**Task requirements**
Omit all images. Write out the rest of the material exactly.

-- START OF Data section --

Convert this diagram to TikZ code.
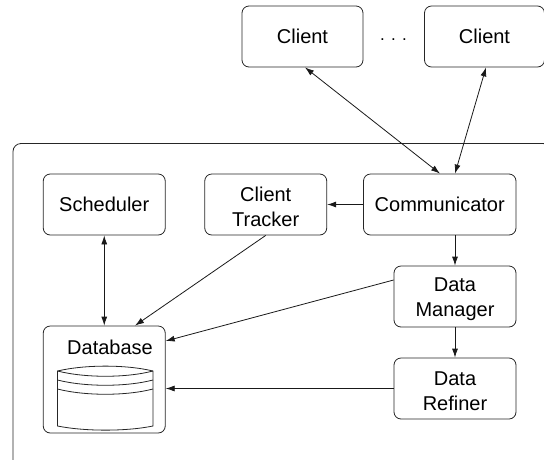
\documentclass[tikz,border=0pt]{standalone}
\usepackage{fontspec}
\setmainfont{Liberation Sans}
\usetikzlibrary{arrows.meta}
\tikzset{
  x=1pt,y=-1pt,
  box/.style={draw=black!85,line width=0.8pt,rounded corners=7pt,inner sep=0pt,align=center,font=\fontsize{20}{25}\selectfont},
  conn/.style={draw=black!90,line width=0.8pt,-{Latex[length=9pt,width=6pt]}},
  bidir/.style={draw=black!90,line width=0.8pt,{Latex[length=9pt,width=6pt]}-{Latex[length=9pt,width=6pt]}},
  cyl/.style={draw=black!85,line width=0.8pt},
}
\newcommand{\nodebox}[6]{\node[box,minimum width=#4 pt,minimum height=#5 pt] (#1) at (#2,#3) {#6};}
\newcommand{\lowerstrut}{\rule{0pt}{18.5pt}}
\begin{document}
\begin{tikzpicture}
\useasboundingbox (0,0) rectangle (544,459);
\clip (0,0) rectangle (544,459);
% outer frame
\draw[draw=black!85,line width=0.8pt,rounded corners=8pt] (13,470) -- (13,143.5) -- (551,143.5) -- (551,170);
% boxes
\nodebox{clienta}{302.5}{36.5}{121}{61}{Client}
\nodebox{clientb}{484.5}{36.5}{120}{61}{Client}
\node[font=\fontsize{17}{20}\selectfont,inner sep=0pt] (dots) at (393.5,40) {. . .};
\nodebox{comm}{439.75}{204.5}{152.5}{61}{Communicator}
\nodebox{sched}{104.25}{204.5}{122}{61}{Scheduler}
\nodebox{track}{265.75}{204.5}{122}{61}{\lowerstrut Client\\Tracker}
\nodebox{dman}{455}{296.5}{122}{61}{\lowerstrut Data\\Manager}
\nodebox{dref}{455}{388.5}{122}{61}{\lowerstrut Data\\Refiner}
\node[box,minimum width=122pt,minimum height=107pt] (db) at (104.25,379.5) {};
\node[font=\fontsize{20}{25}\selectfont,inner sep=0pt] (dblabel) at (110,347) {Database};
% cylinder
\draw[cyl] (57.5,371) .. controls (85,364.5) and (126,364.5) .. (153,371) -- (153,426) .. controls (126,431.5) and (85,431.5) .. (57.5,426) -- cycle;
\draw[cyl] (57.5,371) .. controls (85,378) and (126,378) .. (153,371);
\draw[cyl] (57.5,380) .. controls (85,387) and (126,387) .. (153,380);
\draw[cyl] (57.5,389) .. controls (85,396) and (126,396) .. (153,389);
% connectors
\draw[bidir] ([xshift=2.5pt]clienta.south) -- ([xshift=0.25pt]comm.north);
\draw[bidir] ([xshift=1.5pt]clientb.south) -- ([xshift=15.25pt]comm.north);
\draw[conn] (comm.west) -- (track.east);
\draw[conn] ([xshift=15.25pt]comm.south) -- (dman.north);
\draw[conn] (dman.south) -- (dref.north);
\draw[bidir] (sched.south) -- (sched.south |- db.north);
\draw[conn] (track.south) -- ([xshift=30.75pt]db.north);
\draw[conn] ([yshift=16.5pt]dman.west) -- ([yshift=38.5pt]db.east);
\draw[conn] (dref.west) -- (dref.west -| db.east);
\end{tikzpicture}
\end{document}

-- END OF Data section --

**The result**
Convert this diagram to TikZ code.
\documentclass[tikz,border=0pt]{standalone}
\usepackage{fontspec}
\setmainfont{Liberation Sans}
\usetikzlibrary{arrows.meta}
\tikzset{
  x=1pt,y=-1pt,
  box/.style={draw=black!85,line width=0.8pt,rounded corners=7pt,inner sep=0pt,align=center,font=\fontsize{20}{25}\selectfont},
  conn/.style={draw=black!90,line width=0.8pt,-{Latex[length=9pt,width=6pt]}},
  bidir/.style={draw=black!90,line width=0.8pt,{Latex[length=9pt,width=6pt]}-{Latex[length=9pt,width=6pt]}},
  cyl/.style={draw=black!85,line width=0.8pt},
}
\newcommand{\nodebox}[6]{\node[box,minimum width=#4 pt,minimum height=#5 pt] (#1) at (#2,#3) {#6};}
\newcommand{\lowerstrut}{\rule{0pt}{18.5pt}}
\begin{document}
\begin{tikzpicture}
\useasboundingbox (0,0) rectangle (544,459);
\clip (0,0) rectangle (544,459);
% outer frame
\draw[draw=black!85,line width=0.8pt,rounded corners=8pt] (13,470) -- (13,143.5) -- (551,143.5) -- (551,170);
% boxes
\nodebox{clienta}{302.5}{36.5}{121}{61}{Client}
\nodebox{clientb}{484.5}{36.5}{120}{61}{Client}
\node[font=\fontsize{17}{20}\selectfont,inner sep=0pt] (dots) at (393.5,40) {. . .};
\nodebox{comm}{439.75}{204.5}{152.5}{61}{Communicator}
\nodebox{sched}{104.25}{204.5}{122}{61}{Scheduler}
\nodebox{track}{265.75}{204.5}{122}{61}{\lowerstrut Client\\Tracker}
\nodebox{dman}{455}{296.5}{122}{61}{\lowerstrut Data\\Manager}
\nodebox{dref}{455}{388.5}{122}{61}{\lowerstrut Data\\Refiner}
\node[box,minimum width=122pt,minimum height=107pt] (db) at (104.25,379.5) {};
\node[font=\fontsize{20}{25}\selectfont,inner sep=0pt] (dblabel) at (110,347) {Database};
% cylinder
\draw[cyl] (57.5,371) .. controls (85,364.5) and (126,364.5) .. (153,371) -- (153,426) .. controls (126,431.5) and (85,431.5) .. (57.5,426) -- cycle;
\draw[cyl] (57.5,371) .. controls (85,378) and (126,378) .. (153,371);
\draw[cyl] (57.5,380) .. controls (85,387) and (126,387) .. (153,380);
\draw[cyl] (57.5,389) .. controls (85,396) and (126,396) .. (153,389);
% connectors
\draw[bidir] ([xshift=2.5pt]clienta.south) -- ([xshift=0.25pt]comm.north);
\draw[bidir] ([xshift=1.5pt]clientb.south) -- ([xshift=15.25pt]comm.north);
\draw[conn] (comm.west) -- (track.east);
\draw[conn] ([xshift=15.25pt]comm.south) -- (dman.north);
\draw[conn] (dman.south) -- (dref.north);
\draw[bidir] (sched.south) -- (sched.south |- db.north);
\draw[conn] (track.south) -- ([xshift=30.75pt]db.north);
\draw[conn] ([yshift=16.5pt]dman.west) -- ([yshift=38.5pt]db.east);
\draw[conn] (dref.west) -- (dref.west -| db.east);
\end{tikzpicture}
\end{document}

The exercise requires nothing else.